=== RAW DATA ===
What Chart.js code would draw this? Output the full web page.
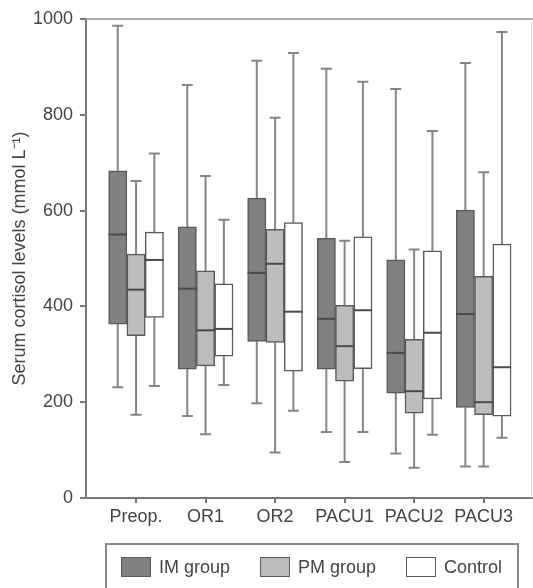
<!DOCTYPE html>
<html>
<head>
<meta charset="utf-8">
<script src="https://cdn.jsdelivr.net/npm/chart.js@4"></script>
<style>
  html, body { margin: 0; padding: 0; background: #fff; }
  #wrap { position: relative; width: 533px; height: 588px; overflow: hidden; }
  #legend {
    position: absolute; left: 105px; top: 543px; width: 414px; height: 60px;
    border: 2px solid #8a8a8a; display: flex; align-items: flex-start;
    padding: 12px 0 0 14px; gap: 30px; box-sizing: border-box;
    font: 18px "Liberation Sans", Arial, sans-serif; color: #444;
  }
  .legend-item { display: flex; align-items: center; height: 20px; }
  .swatch { width: 30px; height: 20px; box-sizing: border-box; border: 1.5px solid #5a5a5a; margin-right: 8px; }
</style>
</head>
<body>
<div id="wrap">
  <canvas id="chart" width="533" height="588"></canvas>
  <div id="legend"></div>
</div>
<script>
const categories = ["Preop.", "OR1", "OR2", "PACU1", "PACU2", "PACU3"];
const yTicks = [0, 200, 400, 600, 800, 1000];

// [min, q1, median, q3, max] per time point
const imGroup = [
  [231, 363, 550, 683, 986],
  [171, 269, 437, 566, 862],
  [198, 327, 470, 626, 913],
  [138, 269, 374, 542, 896],
  [93, 219, 303, 497, 854],
  [66, 189, 384, 601, 908],
];
const pmGroup = [
  [174, 339, 435, 509, 662],
  [133, 276, 350, 474, 672],
  [95, 325, 489, 561, 794],
  [75, 244, 317, 402, 537],
  [63, 177, 223, 331, 519],
  [66, 174, 200, 463, 680],
];
const controlGroup = [
  [234, 377, 497, 555, 719],
  [236, 296, 353, 447, 581],
  [182, 265, 389, 575, 929],
  [138, 270, 392, 545, 869],
  [132, 207, 345, 516, 766],
  [126, 171, 273, 530, 973],
];

const seriesNames = ["IM group", "PM group", "Control"];
const seriesFills = ["#808080", "#bdbdbd", "#ffffff"];
const seriesStats = [imGroup, pmGroup, controlGroup];

const FONT = '"Liberation Sans", Arial, sans-serif';
const AXIS = "#777";

function makeDataset(name, index) {
  const stats = seriesStats[index];
  return {
    label: name,
    stats,
    data: stats.map((row, i) => ({ x: i, y: [row[1], row[3]] })),
    backgroundColor: seriesFills[index],
    borderColor: "#5a5a5a",
    borderWidth: 1.5,
    borderSkipped: false,
    barThickness: 18.3,
  };
}

const boxPlotPlugin = {
  id: "box-plot",
  beforeDatasetsDraw(chart) {
    const { ctx, chartArea, scales: { y } } = chart;
    ctx.save();
    // top and right frame
    ctx.strokeStyle = "#aaa";
    ctx.lineWidth = 2;
    ctx.beginPath();
    ctx.moveTo(chartArea.left, chartArea.top);
    ctx.lineTo(chartArea.right, chartArea.top);
    ctx.stroke();
    ctx.strokeStyle = "#ddd";
    ctx.lineWidth = 1;
    ctx.beginPath();
    ctx.moveTo(chartArea.right - 1.5, chartArea.top);
    ctx.lineTo(chartArea.right - 1.5, chartArea.bottom);
    ctx.stroke();

    // whiskers
    ctx.strokeStyle = "#858585";
    ctx.lineWidth = 2;
    chart.data.datasets.forEach((ds, di) => {
      chart.getDatasetMeta(di).data.forEach((bar, i) => {
        const [lo, q1, , q3, hi] = ds.stats[i];
        const x = bar.x;
        const cap = 5.5;
        ctx.beginPath();
        ctx.moveTo(x, y.getPixelForValue(q3));
        ctx.lineTo(x, y.getPixelForValue(hi));
        ctx.moveTo(x, y.getPixelForValue(q1));
        ctx.lineTo(x, y.getPixelForValue(lo));
        ctx.moveTo(x - cap, y.getPixelForValue(hi));
        ctx.lineTo(x + cap, y.getPixelForValue(hi));
        ctx.moveTo(x - cap, y.getPixelForValue(lo));
        ctx.lineTo(x + cap, y.getPixelForValue(lo));
        ctx.stroke();
      });
    });
    ctx.restore();
  },
  afterDatasetsDraw(chart) {
    const { ctx, scales: { y } } = chart;
    ctx.save();
    ctx.strokeStyle = "#4a4a4a";
    ctx.lineWidth = 2;
    chart.data.datasets.forEach((ds, di) => {
      chart.getDatasetMeta(di).data.forEach((bar, i) => {
        const py = y.getPixelForValue(ds.stats[i][2]);
        ctx.beginPath();
        ctx.moveTo(bar.x - bar.width / 2, py);
        ctx.lineTo(bar.x + bar.width / 2, py);
        ctx.stroke();
      });
    });
    ctx.restore();
  },
};

new Chart(document.getElementById("chart"), {
  type: "bar",
  data: { datasets: seriesNames.map(makeDataset) },
  options: {
    responsive: false,
    animation: false,
    layout: { padding: { top: 19, right: 0, bottom: 0, left: 0 } },
    plugins: { legend: { display: false }, tooltip: { enabled: false } },
    scales: {
      x: {
        type: "linear",
        min: -0.72,
        max: 5.71,
        offset: false,
        afterBuildTicks: (scale) => { scale.ticks = categories.map((_, i) => ({ value: i })); },
        afterFit: (scale) => { scale.height = 90; },
        grid: { offset: false, drawOnChartArea: false, tickLength: 5, color: AXIS, lineWidth: 2 },
        border: { color: AXIS, width: 2 },
        ticks: {
          autoSkip: false,
          maxRotation: 0,
          padding: 3,
          color: "#444",
          font: { family: FONT, size: 18 },
          callback: (v) => categories[v] ?? "",
        },
      },
      y: {
        min: 0,
        max: 1000,
        afterBuildTicks: (scale) => { scale.ticks = yTicks.map((v) => ({ value: v })); },
        afterFit: (scale) => { scale.width = 86; },
        grid: { drawOnChartArea: false, tickLength: 6, color: AXIS, lineWidth: 2 },
        border: { color: AXIS, width: 2 },
        ticks: {
          padding: 7,
          color: "#444",
          font: { family: FONT, size: 18 },
          callback: (v) => String(v),
        },
        title: {
          display: true,
          text: "Serum cortisol levels (mmol L⁻¹)",
          color: "#444",
          font: { family: FONT, size: 18 },
          padding: { top: 9, bottom: 0 },
        },
      },
    },
  },
  plugins: [boxPlotPlugin],
});

document.getElementById("legend").innerHTML = seriesNames
  .map((name, i) => `
    <div class="legend-item">
      <div class="swatch" style="background:${seriesFills[i]}"></div>
      <span>${name}</span>
    </div>`)
  .join("");
</script>
</body>
</html>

=== WHAT YOU SHOULD DO ===
Would you return the data exactly as written, without the pictures?

=== FINAL RESULT ===
What Chart.js code would draw this? Output the full web page.
<!DOCTYPE html>
<html>
<head>
<meta charset="utf-8">
<script src="https://cdn.jsdelivr.net/npm/chart.js@4"></script>
<style>
  html, body { margin: 0; padding: 0; background: #fff; }
  #wrap { position: relative; width: 533px; height: 588px; overflow: hidden; }
  #legend {
    position: absolute; left: 105px; top: 543px; width: 414px; height: 60px;
    border: 2px solid #8a8a8a; display: flex; align-items: flex-start;
    padding: 12px 0 0 14px; gap: 30px; box-sizing: border-box;
    font: 18px "Liberation Sans", Arial, sans-serif; color: #444;
  }
  .legend-item { display: flex; align-items: center; height: 20px; }
  .swatch { width: 30px; height: 20px; box-sizing: border-box; border: 1.5px solid #5a5a5a; margin-right: 8px; }
</style>
</head>
<body>
<div id="wrap">
  <canvas id="chart" width="533" height="588"></canvas>
  <div id="legend"></div>
</div>
<script>
const categories = ["Preop.", "OR1", "OR2", "PACU1", "PACU2", "PACU3"];
const yTicks = [0, 200, 400, 600, 800, 1000];

// [min, q1, median, q3, max] per time point
const imGroup = [
  [231, 363, 550, 683, 986],
  [171, 269, 437, 566, 862],
  [198, 327, 470, 626, 913],
  [138, 269, 374, 542, 896],
  [93, 219, 303, 497, 854],
  [66, 189, 384, 601, 908],
];
const pmGroup = [
  [174, 339, 435, 509, 662],
  [133, 276, 350, 474, 672],
  [95, 325, 489, 561, 794],
  [75, 244, 317, 402, 537],
  [63, 177, 223, 331, 519],
  [66, 174, 200, 463, 680],
];
const controlGroup = [
  [234, 377, 497, 555, 719],
  [236, 296, 353, 447, 581],
  [182, 265, 389, 575, 929],
  [138, 270, 392, 545, 869],
  [132, 207, 345, 516, 766],
  [126, 171, 273, 530, 973],
];

const seriesNames = ["IM group", "PM group", "Control"];
const seriesFills = ["#808080", "#bdbdbd", "#ffffff"];
const seriesStats = [imGroup, pmGroup, controlGroup];

const FONT = '"Liberation Sans", Arial, sans-serif';
const AXIS = "#777";

function makeDataset(name, index) {
  const stats = seriesStats[index];
  return {
    label: name,
    stats,
    data: stats.map((row, i) => ({ x: i, y: [row[1], row[3]] })),
    backgroundColor: seriesFills[index],
    borderColor: "#5a5a5a",
    borderWidth: 1.5,
    borderSkipped: false,
    barThickness: 18.3,
  };
}

const boxPlotPlugin = {
  id: "box-plot",
  beforeDatasetsDraw(chart) {
    const { ctx, chartArea, scales: { y } } = chart;
    ctx.save();
    // top and right frame
    ctx.strokeStyle = "#aaa";
    ctx.lineWidth = 2;
    ctx.beginPath();
    ctx.moveTo(chartArea.left, chartArea.top);
    ctx.lineTo(chartArea.right, chartArea.top);
    ctx.stroke();
    ctx.strokeStyle = "#ddd";
    ctx.lineWidth = 1;
    ctx.beginPath();
    ctx.moveTo(chartArea.right - 1.5, chartArea.top);
    ctx.lineTo(chartArea.right - 1.5, chartArea.bottom);
    ctx.stroke();

    // whiskers
    ctx.strokeStyle = "#858585";
    ctx.lineWidth = 2;
    chart.data.datasets.forEach((ds, di) => {
      chart.getDatasetMeta(di).data.forEach((bar, i) => {
        const [lo, q1, , q3, hi] = ds.stats[i];
        const x = bar.x;
        const cap = 5.5;
        ctx.beginPath();
        ctx.moveTo(x, y.getPixelForValue(q3));
        ctx.lineTo(x, y.getPixelForValue(hi));
        ctx.moveTo(x, y.getPixelForValue(q1));
        ctx.lineTo(x, y.getPixelForValue(lo));
        ctx.moveTo(x - cap, y.getPixelForValue(hi));
        ctx.lineTo(x + cap, y.getPixelForValue(hi));
        ctx.moveTo(x - cap, y.getPixelForValue(lo));
        ctx.lineTo(x + cap, y.getPixelForValue(lo));
        ctx.stroke();
      });
    });
    ctx.restore();
  },
  afterDatasetsDraw(chart) {
    const { ctx, scales: { y } } = chart;
    ctx.save();
    ctx.strokeStyle = "#4a4a4a";
    ctx.lineWidth = 2;
    chart.data.datasets.forEach((ds, di) => {
      chart.getDatasetMeta(di).data.forEach((bar, i) => {
        const py = y.getPixelForValue(ds.stats[i][2]);
        ctx.beginPath();
        ctx.moveTo(bar.x - bar.width / 2, py);
        ctx.lineTo(bar.x + bar.width / 2, py);
        ctx.stroke();
      });
    });
    ctx.restore();
  },
};

new Chart(document.getElementById("chart"), {
  type: "bar",
  data: { datasets: seriesNames.map(makeDataset) },
  options: {
    responsive: false,
    animation: false,
    layout: { padding: { top: 19, right: 0, bottom: 0, left: 0 } },
    plugins: { legend: { display: false }, tooltip: { enabled: false } },
    scales: {
      x: {
        type: "linear",
        min: -0.72,
        max: 5.71,
        offset: false,
        afterBuildTicks: (scale) => { scale.ticks = categories.map((_, i) => ({ value: i })); },
        afterFit: (scale) => { scale.height = 90; },
        grid: { offset: false, drawOnChartArea: false, tickLength: 5, color: AXIS, lineWidth: 2 },
        border: { color: AXIS, width: 2 },
        ticks: {
          autoSkip: false,
          maxRotation: 0,
          padding: 3,
          color: "#444",
          font: { family: FONT, size: 18 },
          callback: (v) => categories[v] ?? "",
        },
      },
      y: {
        min: 0,
        max: 1000,
        afterBuildTicks: (scale) => { scale.ticks = yTicks.map((v) => ({ value: v })); },
        afterFit: (scale) => { scale.width = 86; },
        grid: { drawOnChartArea: false, tickLength: 6, color: AXIS, lineWidth: 2 },
        border: { color: AXIS, width: 2 },
        ticks: {
          padding: 7,
          color: "#444",
          font: { family: FONT, size: 18 },
          callback: (v) => String(v),
        },
        title: {
          display: true,
          text: "Serum cortisol levels (mmol L⁻¹)",
          color: "#444",
          font: { family: FONT, size: 18 },
          padding: { top: 9, bottom: 0 },
        },
      },
    },
  },
  plugins: [boxPlotPlugin],
});

document.getElementById("legend").innerHTML = seriesNames
  .map((name, i) => `
    <div class="legend-item">
      <div class="swatch" style="background:${seriesFills[i]}"></div>
      <span>${name}</span>
    </div>`)
  .join("");
</script>
</body>
</html>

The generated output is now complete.